The Transplanted Christmas Tree
There cannot be Christmas without children. On Dec 25, you will truly appreciate this paraphrase: "The Kingdom of Heaven belongs to children."
On this day, children all over the world turn color blind to appreciate the pastel-perfect joys of Santa Claus and his reindeers, Yule logs burning by the fireplace, sylvan snow-topped cabins with their smoky chimneys, and ornamented Christmas trees with presents piled up. There may be Christmas carol sorties into your home, bringing much mirth and the familiar Ho! Ho! Ho!
Never had such a transplanted festival create a sense of oneness among children. Take away Christmas and you take away a seasonal joy entitled to them. It is so innately appealing to children that they universally provide the finest celebratory squeals in honor of the most famous birth ever recorded -- and contested -- in history.
Wherever there is a Santa, a Christmas tree or carols sung, few adult killjoys dare reprimand children that none of the scenes and lilts of nativity are well, native.
Christmas traditions had drifted to much of the world on crests of colonial waves. The sinews of raw power may be flexed to determine new rulers, codicils, industries and taxations but in its veins flow a more permanent infusion of culture, languages and traditions. Take away some newer traditions and you will be up against an army of children. Or, adults for that matter.
If you are one to ponder over alien semiotics and cultural subversion as some philosophers do, listen to the lyrics of the Spanish-English carol Donde Esta Santa Claus. When the tempo nears its apogee, hark ye the Ole! Ole! Ole! There is nothing Christian in this. In fact, even today, few Spaniards -- frenzied football and matador fans alike -- realize that the trademark Iberian rally cry literally invoke (the intervention of) Allah! Allah! Allah! It is tradition that goes back a millennium to the Moorish Caliphates of Spain.
Traditions are our heritage.
Christmas may come in nuanced forms, but the one which universally prevailed is the Germanic variant. If you have a plastic Christmas tree bedecked with lights and decorations, play a soft O' Tannenbaum (O' Fir Tree) to enliven the atmosphere. The song is better known as O' Christmas Tree in another German tongue -- English. Even the Vienna Choir Boys, purveyors of the finest caroling traditions, switch between both languages to stamp the Teutonic nature of a universal Christmas.
And touching on Vienna, the city lies on a cultural fault line that has a bearing on Christmas. It was here that the great Austrian statesman Klemens von Metternich made a startling observation: Asia begins at the Landstrasse (a street in Vienna).
He was right.
Move eastwards and Dec 25 is postponed by the stubborn chronometry of the Julian calendar to Jan 6 or 7. This is the day when much of Orthodox Christianity celebrates Christmas, from Belgrade to Athens to Moscow to Istanbul. Only in a non-Christian Jerusalem can there be three Christmases celebrated by legacy custodians -- on Dec 25, Jan 6 and Jan 7.
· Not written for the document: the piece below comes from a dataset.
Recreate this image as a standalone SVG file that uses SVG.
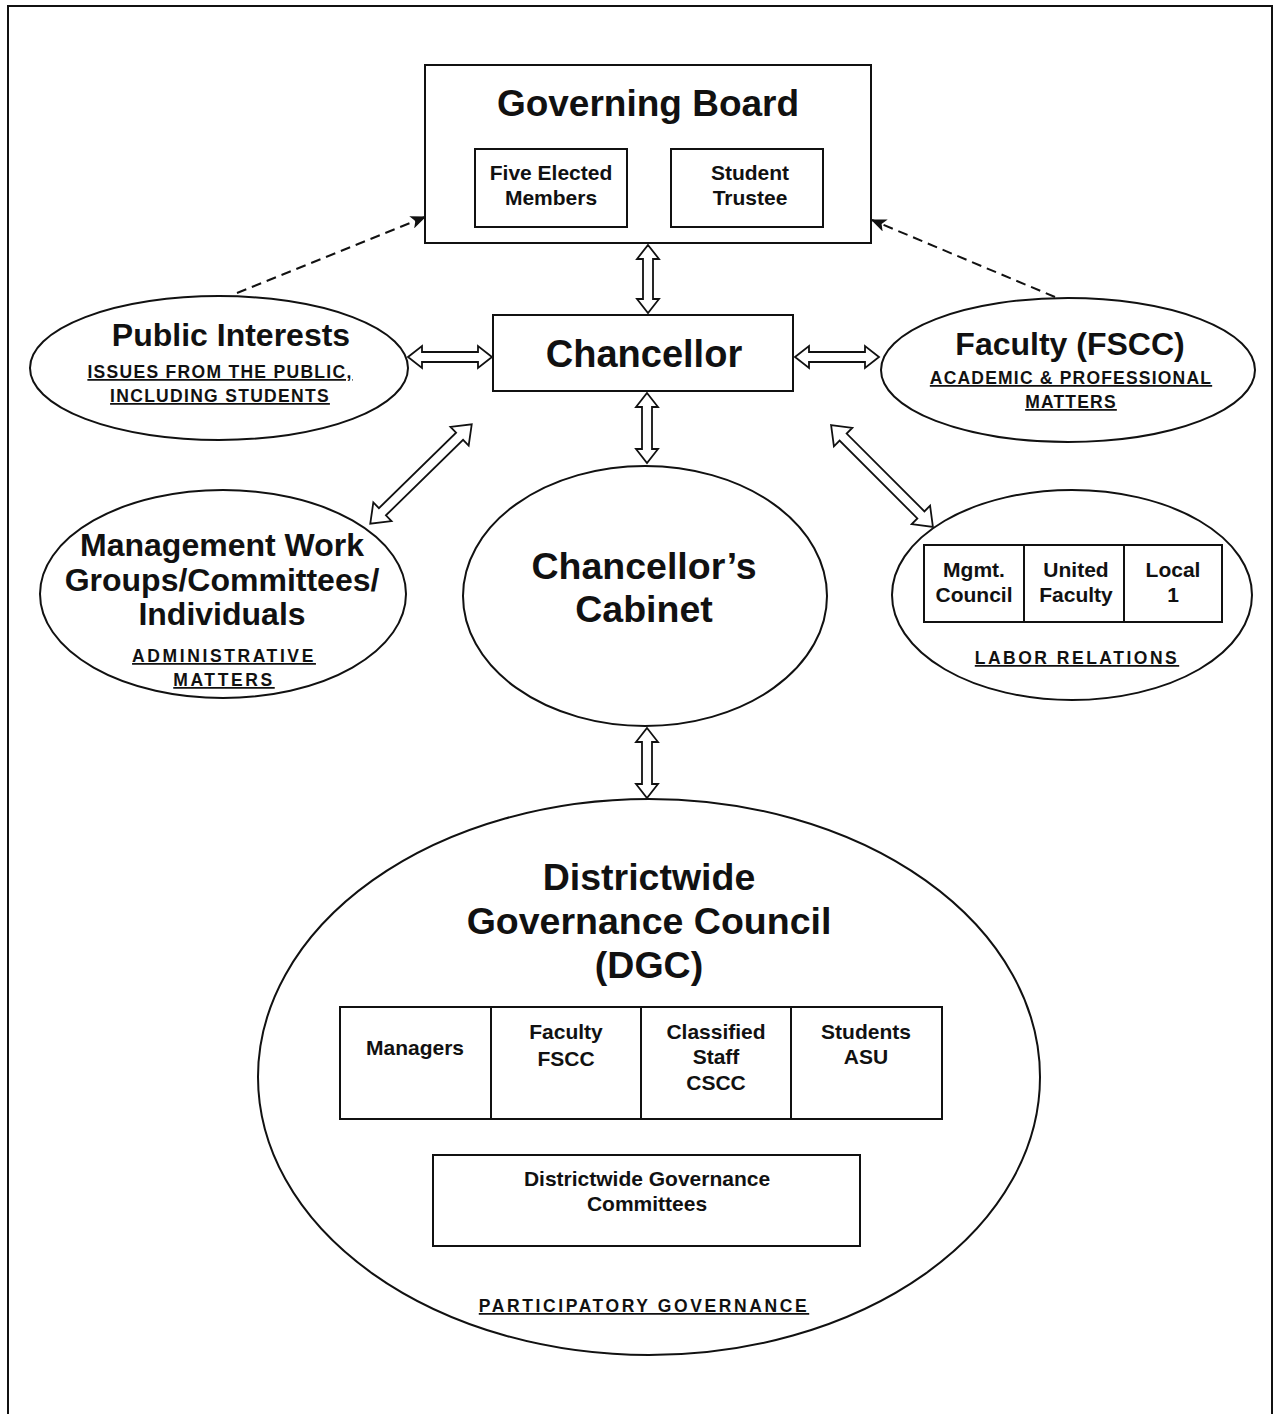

The failure to celebrate Christmas together is no mere calendrical curio; it is a truncated event that that symbolizes a splintered Christendom. Croatians and Serbs may share a common tongue and may have intermarried beyond overt differentiation, but they remain age-old nemeses.
It gets deeper. Despite their common European heritage, Americans and Russians display a mutual suspicion that is so primeval, and so ingrained that it could not have sprung from 80 years of Bolshevism. (They are both market capitalists today).
It is primeval allright, dating back to 1054AD when the Eastern Church balked at the ecclesiastical demands of Roman Catholicism. The split was venomous and even today, long after the subsequent protestant and charismatic revolutions within the Church, ingrained prejudices remain colored by the Roman lens.
This event led to centuries of biased theological scholarship and a subsequent obscuring of Dec 25.